The Prefabricated Home
By Colin Davies, 2005

Its author would probably be outraged to be told that this book makes a small subject big. After all, Colin Davies says that the prefabricated house is the most important subject in the history of modern architecture.

Especially in the early parts, the excitement of the book springs from the distance between its reasonable tone and its radical message. Davies is both an architect and a historian, a combination that equips him to tell a mischievous alternative history of modernism as a series of failures: one after another the great architects of the 20th century solve pressing problems in the realm of ideas and accept defeat in the realm of facts.

Later “theoretical” chapters are even more adventurous. Who else has imagined that the history of mobile homes or container ships or gated communities had serious lessons for designers and historians? Grimshaw’s toilets for student housing are “conceptually daring and disastrous in practice” while in Travelodge bathroom pods “architectural banality obscures technical achievement”. The book takes so many unfashionable positions and dislodges so many complacencies that it must rub every reader the wrong way at least once.

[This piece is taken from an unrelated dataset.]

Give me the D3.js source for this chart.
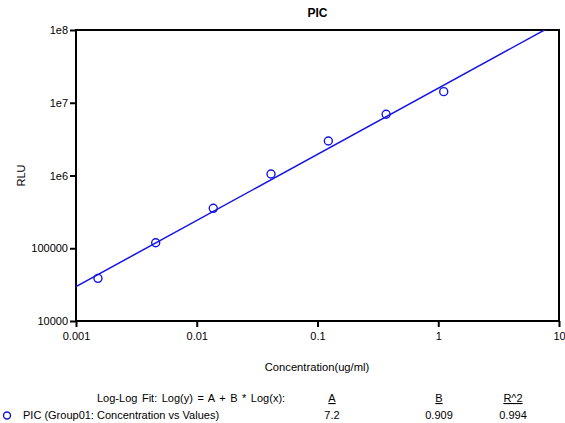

The attack on the idea of authorship in architecture is probably the most contentious. Whatever you think about that, it’s a legitimate enlargement of the subject into the realm of individual egos, and gives some clue to the passion that powers this maverick work.

Near the end there’s a surprising interlude on the traditional Japanese house. This includes the best short description of these buildings I’ve seen, followed (not preceded) by an explanation of what this subject is doing here. Efficiency is not the only or the most compelling argument for standardisation, we’re told. A 12th century poet (“an early master of prefabrication”) is quoted in support: the real beauties of prefabrication are spiritual.